Ray Questions( dynamic remotify + num_cpus for remote func that calls remote funcs)

Hey, all I have a couple of questions:

Question 1)
Is there a way to make a function remote on the fly?

Let’s say I have some given function foo.
I know I can do

@ray.remote
def bar(*args):
    return foo(*args)

I was curious if there is a built-in utility for doing:
from ray.util import remotify <=== something like this

remotify(foo).remote(*args)

I know I could write remotify but I want to limit the amount of custom code / I feel like I’ve seen it but I just can’t find it rn.

Question 2)
If I have a remote function that calls out to other remote functions what is the right number of CPU’s to give the first function?
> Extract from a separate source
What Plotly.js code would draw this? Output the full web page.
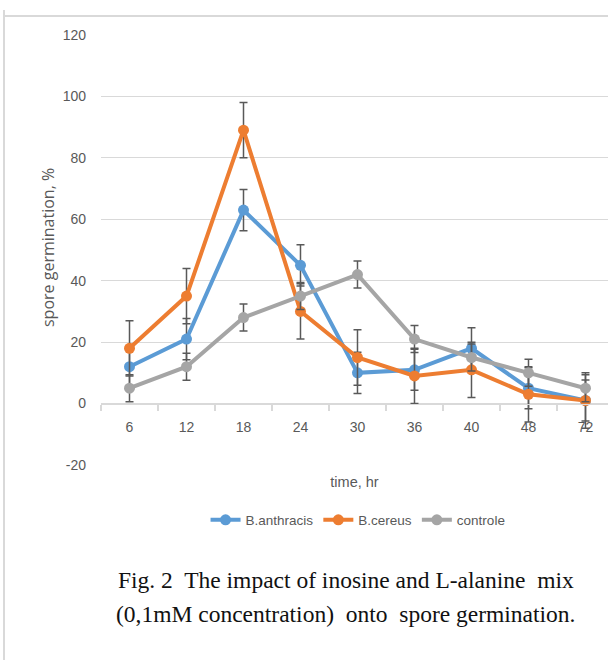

Should it requires sum(dependent functions) + self.

For example:

@ray.remote(num_cpus=1)
def bar(arg):
    print(“foo” + arg)
    return “bar”

@ray.remote(num_cpus=x)
def foo():
     bars = ray.get([bar(i) for i in range(100)])
     return bars

What should I set x to
101? Or 1?

For 1, you can just call ray.remote like a function:

def remotify(func):
    return ray.remote(func)

For 2, each remote calls consume independent unit of resources. The “parent” tasks should be annotated with self number of CPUs only. However, when the task is blocked on ray.get Ray will recognize that and temporarily release the resource, and let other CPU tasks to run, because that worker is blocked.

Also when you make remote functions on the fly, make sure to avoid this mistake!